The things they are doing lately don't make sense until you take that into account:

Restricting 3rd party apps and APIs? Seems to be driving users away... Except that if all your users are costing you money, then less users is in fact good.

And the only money making thing they seem to have is "paid tweets" that you are forced to see (aka ads) and so yeah, obviously they don't want 3rd party apps and APIs that could filter that one weak still mostly crappy source of money. So if they loose some freeloading users, why would they care.

So yeah. Why has no one else mentioned Twitter in this discussion as the grand-daddy-king of unsustainable companies?

4 comments

Is restricting 3rd party apps and APIs really driving users away though? Do you have any data to back this up? I suspect it's having a negligible impact on their user count, but I'll believe you if you show me some data.

I think their road map to financial success is mainstream media related (second screen etc.).
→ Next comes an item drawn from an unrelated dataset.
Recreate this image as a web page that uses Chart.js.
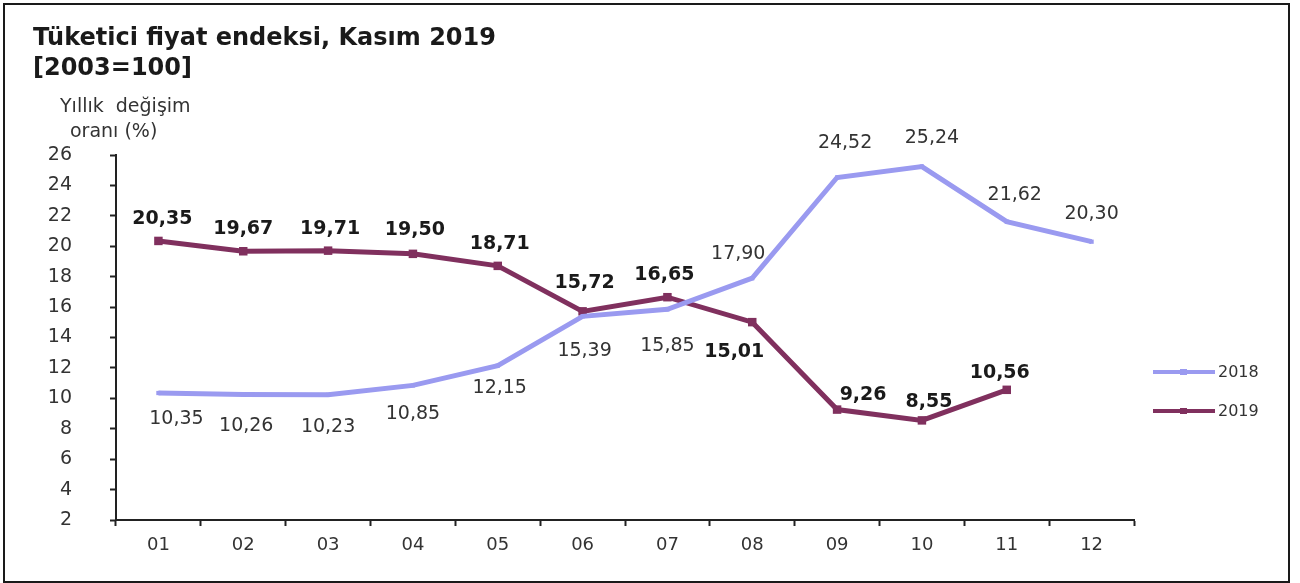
<!DOCTYPE html>
<html lang="tr">
<head>
<meta charset="UTF-8">
<title>Tüketici fiyat endeksi, Kasım 2019</title>
<script src="https://cdn.jsdelivr.net/npm/chart.js@4.4.0/dist/chart.umd.min.js"></script>
<style>
    html, body { margin: 0; padding: 0; background: #fff; }
    #wrap { position: relative; width: 1300px; height: 583px; }
    #frame {
        position: absolute; left: 3px; top: 3px; width: 1283px; height: 576px;
        border: 2px solid #1a1a1a; pointer-events: none;
    }
</style>
</head>
<body>
<div id="wrap">
    <canvas id="cpiChart" width="1300" height="583"></canvas>
    <div id="frame"></div>
</div>
<script>
// 月（カテゴリ）
const months = ['01', '02', '03', '04', '05', '06', '07', '08', '09', '10', '11', '12'];

// 年間変化率 (%)
const values2018 = [10.35, 10.26, 10.23, 10.85, 12.15, 15.39, 15.85, 17.90, 24.52, 25.24, 21.62, 20.30];
const values2019 = [20.35, 19.67, 19.71, 19.50, 18.71, 15.72, 16.65, 15.01, 9.26, 8.55, 10.56, null];

// 目盛り
const yTicks = [2, 4, 6, 8, 10, 12, 14, 16, 18, 20, 22, 24, 26];

const seriesNames = ['2018', '2019'];

const COLOR_2018 = '#9a9af0';
const COLOR_2019 = '#80305e';
const FONT = '"DejaVu Sans", sans-serif';

// ラベル位置（点からのずれ dx, dy）
const labelShift2018 = [[18, 26], [3, 32], [0, 32], [0, 29], [2, 22], [2, 35], [0, 37], [-14, -24],
                        [8, -34], [10, -28], [8, -27], [0, -28]];
const labelShift2019 = [[4, -22], [0, -22], [2, -22], [2, -24], [2, -22], [2, -28], [-3, -22], [-18, 30],
                        [26, -15], [7, -18], [-7, -17]];

// 数値の表示形式（小数点はカンマ）
function fmt(v) {
    return v.toFixed(2).replace('.', ',');
}

// タイトル・軸タイトル・凡例・データラベル
const annotations = {
    id: 'annotations',
    afterDatasetsDraw(chart) {
        const ctx = chart.ctx;
        ctx.save();

        // タイトル
        ctx.fillStyle = '#1a1a1a';
        ctx.textAlign = 'left';
        ctx.textBaseline = 'alphabetic';
        ctx.font = 'bold 24px ' + FONT;
        ctx.fillText('Tüketici fiyat endeksi, Kasım 2019', 33, 45);
        ctx.fillText('[2003=100]', 33, 75);

        // 軸タイトル
        ctx.fillStyle = '#333';
        ctx.font = '19px ' + FONT;
        ctx.fillText('Yıllık  değişim', 60, 112);
        ctx.fillText('oranı (%)', 70, 137);

        // データラベル
        const drawLabels = (dsIndex, values, shifts, bold) => {
            const meta = chart.getDatasetMeta(dsIndex);
            ctx.font = (bold ? 'bold ' : '') + '19px ' + FONT;
            ctx.fillStyle = bold ? '#1a1a1a' : '#333';
            ctx.textAlign = 'center';
            ctx.textBaseline = 'middle';
            values.forEach((v, i) => {
                if (v === null) return;
                const pt = meta.data[i];
                const s = shifts[i];
                ctx.fillText(fmt(v), pt.x + s[0], pt.y + s[1]);
            });
        };
        drawLabels(0, values2018, labelShift2018, false);
        drawLabels(1, values2019, labelShift2019, true);

        // 凡例
        const legendRows = [
            { name: seriesNames[0], color: COLOR_2018, y: 372 },
            { name: seriesNames[1], color: COLOR_2019, y: 411 }
        ];
        legendRows.forEach(row => {
            ctx.strokeStyle = row.color;
            ctx.lineWidth = 4;
            ctx.beginPath();
            ctx.moveTo(1153, row.y);
            ctx.lineTo(1215, row.y);
            ctx.stroke();
            ctx.fillStyle = row.color;
            ctx.fillRect(1180, row.y - 3, 7, 6);
            ctx.fillStyle = '#333';
            ctx.font = '16px ' + FONT;
            ctx.textAlign = 'left';
            ctx.textBaseline = 'middle';
            ctx.fillText(row.name, 1218, row.y + 1);
        });

        ctx.restore();
    }
};

// グラフ作成
function createChart() {
    const ctx = document.getElementById('cpiChart').getContext('2d');
    new Chart(ctx, {
        type: 'line',
        data: {
            labels: months,
            datasets: [{
                label: seriesNames[0],
                data: values2018,
                borderColor: COLOR_2018,
                backgroundColor: COLOR_2018,
                borderWidth: 5,
                pointStyle: 'rect',
                pointRadius: 3,
                pointBorderWidth: 0,
                tension: 0
            }, {
                label: seriesNames[1],
                data: values2019,
                borderColor: COLOR_2019,
                backgroundColor: COLOR_2019,
                borderWidth: 5,
                pointStyle: 'rect',
                pointRadius: 6,
                pointBorderWidth: 0,
                tension: 0
            }]
        },
        options: {
            responsive: false,
            animation: false,
            layout: { padding: { left: 0, right: 166, top: 155, bottom: 0 } },
            scales: {
                x: {
                    type: 'category',
                    offset: true,
                    grid: {
                        offset: true,
                        drawOnChartArea: false,
                        drawTicks: true,
                        tickLength: 6,
                        tickWidth: 2,
                        tickColor: '#222'
                    },
                    border: { color: '#222', width: 2 },
                    ticks: {
                        color: '#333',
                        font: { family: FONT, size: 18 },
                        padding: 9,
                        maxRotation: 0
                    },
                    afterFit(scale) { scale.height = 63; }
                },
                y: {
                    min: 2,
                    max: 26,
                    afterBuildTicks(scale) {
                        scale.ticks = yTicks.map(v => ({ value: v }));
                    },
                    grid: {
                        drawOnChartArea: false,
                        drawTicks: true,
                        tickLength: 6,
                        tickWidth: 2,
                        tickColor: '#222'
                    },
                    border: { color: '#222', width: 2 },
                    ticks: {
                        color: '#333',
                        font: { family: FONT, size: 19 },
                        padding: 38
                    },
                    afterFit(scale) { scale.width = 116; }
                }
            },
            plugins: {
                legend: { display: false },
                title: { display: false },
                tooltip: { enabled: false }
            }
        },
        plugins: [annotations]
    });
}

document.addEventListener('DOMContentLoaded', createChart);
</script>
</body>
</html>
Twitter sells access to its raw firehose. You may not be willing to pay for it, but many large companies are.
Right, it's akin to a wire service for news organizations, and it's priced similarly not surprisingly.
Except that it's not unsustainable and in fact doing pretty well in terms of revenue (http://adage.com/article/digital/twitter-ad-revenue-reach-13...). I know it's fashionable to hate on Twitter but it flies in the face of reality.
What's wrong with selling ads? You could argue that Twitter is doing it poorly, but I don't think it's fundamentally different from what, say, Facebook or LinkedIn are doing.
doesn't LinkedIn make a bunch of money on their premium service?